Russell Wangersky hopes reading at the March Hare will jumpstart his passion for writing.
Not that the St. John’s writer and journalist appears to be suffering from any writer’s block recently, but he recognizes the importance of being inspired. Being asked to participate in the Corner Brook literary festival, that’s run has branched throughout the province and beyond, is fuelling such inspiration.
The March Hare, according to its web page, was inspired by the traditional Newfoundland soup supper and the community concert, and was designed by its creators, Rex Brown and the late Al Pittman, to relieve winter doldrums.
The format of the Hare brings together various literary professionals for the different events, and Wangersky believes that is of great benefit to the writers as well as audiences.
“It’s energizing for a writer, because most writers work by themselves in a small room with their cat or dog,” he said. “This kind of event re-energizes you, because you see people are having the same problems and struggles and dealing with the same things.

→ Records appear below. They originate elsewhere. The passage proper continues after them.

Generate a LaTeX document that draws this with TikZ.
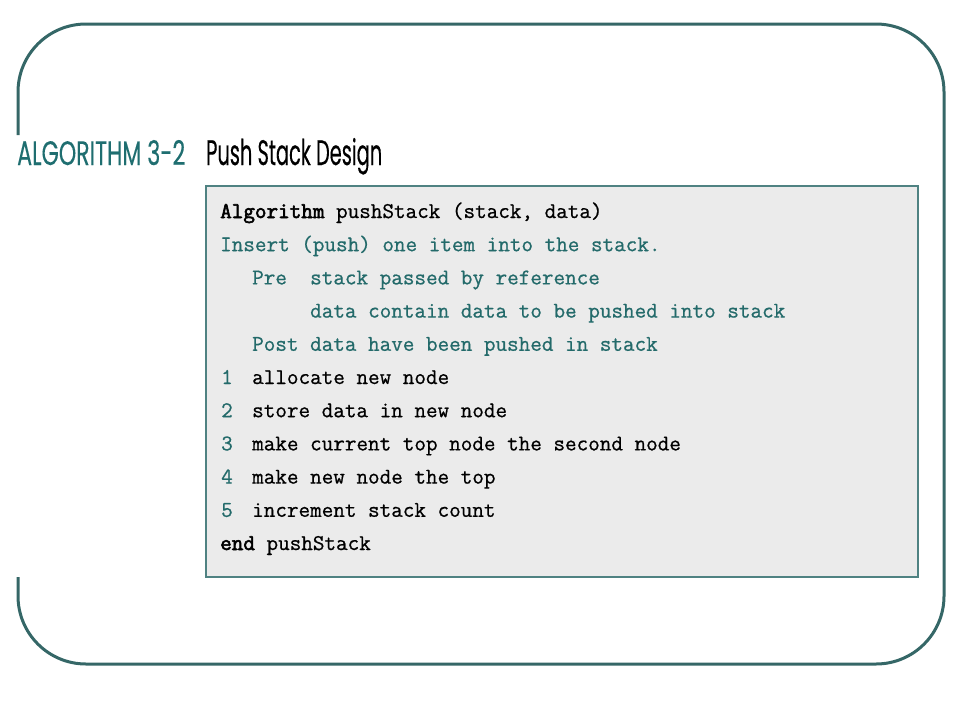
\documentclass[tikz,border=0pt]{standalone}
\usepackage{fontspec}
\newfontfamily\codefont[FakeBold=0.7, BoldFont={Latin Modern Mono}, BoldFeatures={FakeBold=2.6}]{Latin Modern Mono}
\newfontfamily\titlefont[FakeBold=0.3]{Poppins}
\definecolor{frame}{HTML}{356767}
\definecolor{boxline}{HTML}{4F8282}
\definecolor{boxfill}{HTML}{EBEBEB}
\definecolor{codeteal}{HTML}{236A6A}
\definecolor{titleteal}{HTML}{1F6E70}
\begin{document}
\begin{tikzpicture}[x=1pt,y=-1pt,
  txt/.style={anchor=base west, inner sep=0pt, font=\codefont\fontsize{22.5}{22.5}\selectfont},
  cmt/.style={txt, text=codeteal},
  plain/.style={txt, text=black},
  ttl/.style={anchor=base west, inner sep=0pt}]
\useasboundingbox (0,0) rectangle (960,720);
% outer frame (open on the left behind the title)
\draw[frame, line width=3pt, rounded corners=68pt]
  (18,135) -- (18,24) -- (944,24) -- (944,664) -- (18,664) -- (18,577);
% title
\node[ttl, text=titleteal] (t1) at (17,165) {\resizebox{168pt}{25pt}{\titlefont ALGORITHM 3-2}};
\node[ttl, text=black] (t2) at (206,165) {\resizebox{176pt}{27pt}{\titlefont Push Stack Design}};
% code box
\node[draw=boxline, line width=1.5pt, fill=boxfill, anchor=north west,
  minimum width=712pt, minimum height=391pt, inner sep=0pt] (box) at (205,185) {};
% code lines
\node[plain] (l1) at (220,218) {\textbf{Algorithm} pushStack (stack, data)};
\node[cmt] (l2) at (220,251.2) {Insert (push) one item into the stack.};
\node[cmt] (l3a) at (252,284.4) {Pre};
\node[cmt] (l3b) at (310,284.4) {stack passed by reference};
\node[cmt] (l4) at (310,317.6) {data contain data to be pushed into stack};
\node[cmt] (l5) at (252,350.8) {Post data have been pushed in stack};
\node[cmt] (n1) at (221,384) {1};
\node[plain] (s1) at (252,384) {allocate new node};
\node[cmt] (n2) at (221,417.2) {2};
\node[plain] (s2) at (252,417.2) {store data in new node};
\node[cmt] (n3) at (221,450.4) {3};
\node[plain] (s3) at (252,450.4) {make current top node the second node};
\node[cmt] (n4) at (221,483.6) {4};
\node[plain] (s4) at (252,483.6) {make new node the top};
\node[cmt] (n5) at (221,516.8) {5};
\node[plain] (s5) at (252,516.8) {increment stack count};
\node[plain] (l11) at (220,550) {\textbf{end} pushStack};
\end{tikzpicture}
\end{document}
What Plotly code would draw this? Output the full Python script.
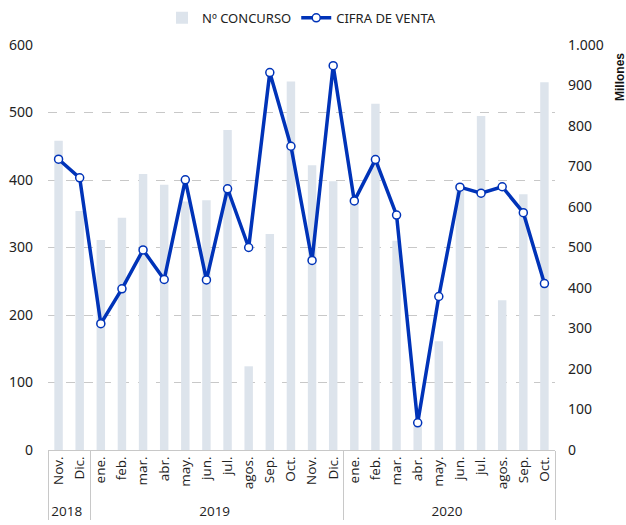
import plotly.graph_objects as go

ZW = "\u200b"  # keeps repeated month names distinct across years
years = ["2018"] * 2 + ["2019"] * 12 + ["2020"] * 10
months = ["Nov.", "Dic.",
          "ene.", "feb.", "mar.", "abr.", "may.", "jun.", "jul.", "agos.", "Sep.", "Oct.", "Nov." + ZW, "Dic." + ZW,
          "ene.", "feb.", "mar.", "abr.", "may.", "jun.", "jul.", "agos.", "Sep.", "Oct."]

concurso = [458, 354,
            311, 344, 409, 393, 368, 370, 474, 124, 320, 546, 422, 398,
            368, 513, 310, 35, 161, 385, 495, 222, 379, 545]

cifra_venta = [718, 672,
               312, 398, 494, 421, 667, 420, 645, 500, 932, 750, 468, 949,
               615, 717, 580, 67, 379, 649, 634, 650, 586, 411]

fig = go.Figure()
fig.add_trace(go.Bar(
    x=[years, months], y=concurso, name="Nº CONCURSO",
    marker=dict(color="#dde4ec", line=dict(width=0)),
    width=0.4, yaxis="y",
))
fig.add_trace(go.Scatter(
    x=[years, months], y=cifra_venta, name="CIFRA DE VENTA",
    mode="lines+markers",
    line=dict(color="#0033b8", width=3.5),
    marker=dict(size=8, color="white", line=dict(color="#0033b8", width=1.5)),
    yaxis="y2",
))

fig.update_layout(
    width=626, height=525,
    margin=dict(l=48, r=71, t=45, b=75, autoexpand=False),
    paper_bgcolor="white", plot_bgcolor="white",
    separators=",.",
    font=dict(family="Noto Sans", size=13, color="#222"),
    showlegend=True,
    legend=dict(orientation="h", x=0.5, xanchor="center", y=1.03, yanchor="bottom",
                font=dict(size=13, color="#222"), traceorder="normal"),
    xaxis=dict(
        type="multicategory", tickangle=-90, automargin=False,
        range=[-0.5, len(months) - 0.5],
        showline=True, linecolor="#c8c8c8", linewidth=1,
        showdividers=True, dividercolor="#c8c8c8", dividerwidth=1,
        ticks="", tickfont=dict(family="Open Sans", size=13.5, color="#222"),
        showgrid=False,
    ),
    yaxis=dict(
        range=[0, 600], dtick=100, showgrid=True, automargin=False,
        gridcolor="#c8c8c8", griddash="dash", gridwidth=1,
        zeroline=False, showline=False, ticks="",
        ticklabelstandoff=14,
        tickfont=dict(size=14, color="#222"),
    ),
    yaxis2=dict(
        range=[0, 1000], dtick=100, overlaying="y", side="right", automargin=False,
        showgrid=False, zeroline=False, showline=False, ticks="",
        tickformat=",d", ticklabelstandoff=12,
        tickfont=dict(size=14, color="#222"),
    ),
    bargap=0.6,
)

fig.add_annotation(
    text="<b>Millones</b>", xref="paper", yref="paper",
    x=1.0, xshift=56, y=1.0, yshift=-6, xanchor="left", yanchor="top",
    textangle=-90, showarrow=False, font=dict(family="Liberation Sans", size=12, color="#111"),
)

fig.write_html(
    "out.html",
    config={"displayModeBar": False},
    post_script="document.body.style.margin='0';document.body.style.overflow='hidden';",
)
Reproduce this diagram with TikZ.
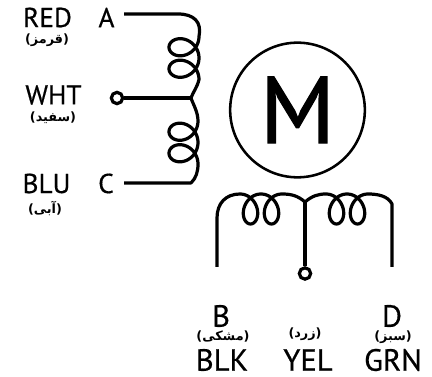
\documentclass[tikz,border=0pt]{standalone}
\usepackage{fontspec}
\setmainfont[FakeBold=0.5]{PT Sans}
\newfontfamily\heavyfont[FakeBold=1.3]{PT Sans}
\newfontfamily\arabicfont[Script=Arabic]{DejaVu Sans}
\TeXXeTstate=1
\tikzset{
  wire/.style={line width=2.4pt, line join=round},
  pin/.style={draw, circle, line width=2.4pt, minimum size=8.5pt, inner sep=0pt},
  big/.style={font=\fontsize{20.5}{20}\selectfont, inner sep=0pt},
  huge/.style={font=\fontsize{23}{23}\selectfont, inner sep=0pt},
  fa/.style={font=\fontsize{9.6}{10}\arabicfont\bfseries, inner sep=0pt}
}
\begin{document}
\begin{tikzpicture}[x=0.75pt, y=-0.75pt]
\useasboundingbox (0,0) rectangle (432,377);

\node[big] (red) at (47.5,17.5) {RED};
\node[fa] (redfa) at (47,40) {\beginR(قرمز)\endR};
\node[big] (wht) at (53.5,95) {WHT};
\node[fa] (whtfa) at (53,118) {\beginR(سفید)\endR};
\node[big] (blu) at (46.5,183.5) {BLU};
\node[fa] (blufa) at (45,208) {\beginR(آبی)\endR};
\node[big] (a) at (106.5,17.5) {A};
\node[big] (c) at (106,183.5) {C};

\node[huge] (b) at (221,316) {B};
\node[huge] (d) at (392,316) {D};
\node[fa] (blkfa) at (223,336) {\beginR(مشکی)\endR};
\node[fa] (yelfa) at (305,334) {\beginR(زرد)\endR};
\node[fa] (grnfa) at (393,337) {\beginR(سبز)\endR};
\node[huge] (blk) at (222,360) {BLK};
\node[huge] (yel) at (308,360) {YEL};
\node[huge] (grn) at (393,360) {GRN};

\node[draw, circle, line width=1.9pt, minimum size=101pt, inner sep=0pt,
      font=\fontsize{71}{71}\heavyfont] (m) at (297.5,110) {M};

\node[pin] (wp) at (117,98) {};
\node[pin] (yp) at (305,273.5) {};
\coordinate (as) at (124,14);
\coordinate (cs) at (124,183);
\coordinate (bs) at (217,267);
\coordinate (ds) at (392,267);
\coordinate (wj) at (191,98);
\coordinate (cj) at (191,183);
\coordinate (yj) at (305,202);

\draw[wire] (as) -- (178,14) .. controls (194,14) and (202,22) .. (199,36.5)
  -- plot[domain=0:720, samples=97, smooth] ({184+15*cos(\x)},{36.5+\x*21.5/360+13.5*sin(\x)})
  .. controls (197,88) and (193,92) .. (wj)
  .. controls (193,104) and (198,112) .. (198,121)
  -- plot[domain=0:720, samples=97, smooth] ({183.5+14.5*cos(\x)},{121+\x*21.5/360+13.5*sin(\x)})
  .. controls (198,172) and (196,178) .. (cj) -- (cs);
\draw[wire] (wp) -- (wj);

\draw[wire] (bs) -- (217,218) .. controls (217,203) and (226,194) .. (240,194)
  -- plot[domain=0:720, samples=97, smooth] ({240+\x*21/360+12*sin(\x)},{209-15*cos(\x)})
  .. controls (292,194) and (298,196) .. (yj)
  .. controls (312,196) and (318,194) .. (326,194)
  -- plot[domain=0:720, samples=97, smooth] ({326+\x*21/360+12*sin(\x)},{209-15*cos(\x)})
  .. controls (378,194) and (388,196) .. (392,204) -- (ds);
\draw[wire] (yp) -- (yj);
\end{tikzpicture}
\end{document}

You don’t feel quite as alone.”
Wangersky said he has heard only good things about the popular poetry festival — including a perspective from close to home. His wife, Leslie Vryenhoek, a writer and poet, attended last year’s Hare.
He will read at Eric’s Time in Gander on March 7, in Corner Brook at the Grenfell Reading March 8 and Pittman’s Fancy March 9. He will read from his collection of short stories, “Whirl Away,” but has yet to decide which particular entries.
What he reads is sometimes a late decision, or even last minute depending on what he hears from other writers at events.
He is also looking forward to seeing western Newfoundland — “the part of the province that gets real snow instead of little bits of pretend snow.”
Wangersky is an award-winning writer of fiction and non-fiction, the author of three books, and an editor at The Telegram newspaper in St. John’s.
He wrote fiction prior to starting his career in journalism in the 1980s, and returned to it just over a decade or so ago.
“Everybody who works in journalism is, in essence, a storyteller,” he said. “But, because the building blocks you are working with in journalism aren’t your own, the stories don’t always come to a satisfying conclusion.”
Fiction provides the opportunity to write a full story — and that ending.
“That can sometimes be a great relaxation after a day of wrestling facts, figures and opinions,” he said.
The annual event kicks off with March Hare West Friday and Saturday in Toronto, Ont., and continues with the Halifax Hare Sunday.
The run in Newfoundland begins with the East Hare in
St. John’s and the Fogo Island Hare, both March 6.
It continues across the island with Eric’s Time in Gander, the Deer Lake Hare and The Park Hare in Norris Point, all on March 7.
The March Hare begins in Corner Brook with the Grenfell Reading, Reading at Al’s Rock, Play On, and Hare Here on March 8. The Mad Hatter’s Tea Party, High School Hare, Stars in the Sky Morning and Pittman’s Fancy take place March 9. The festival clews up with the Sunday Soiree March 10.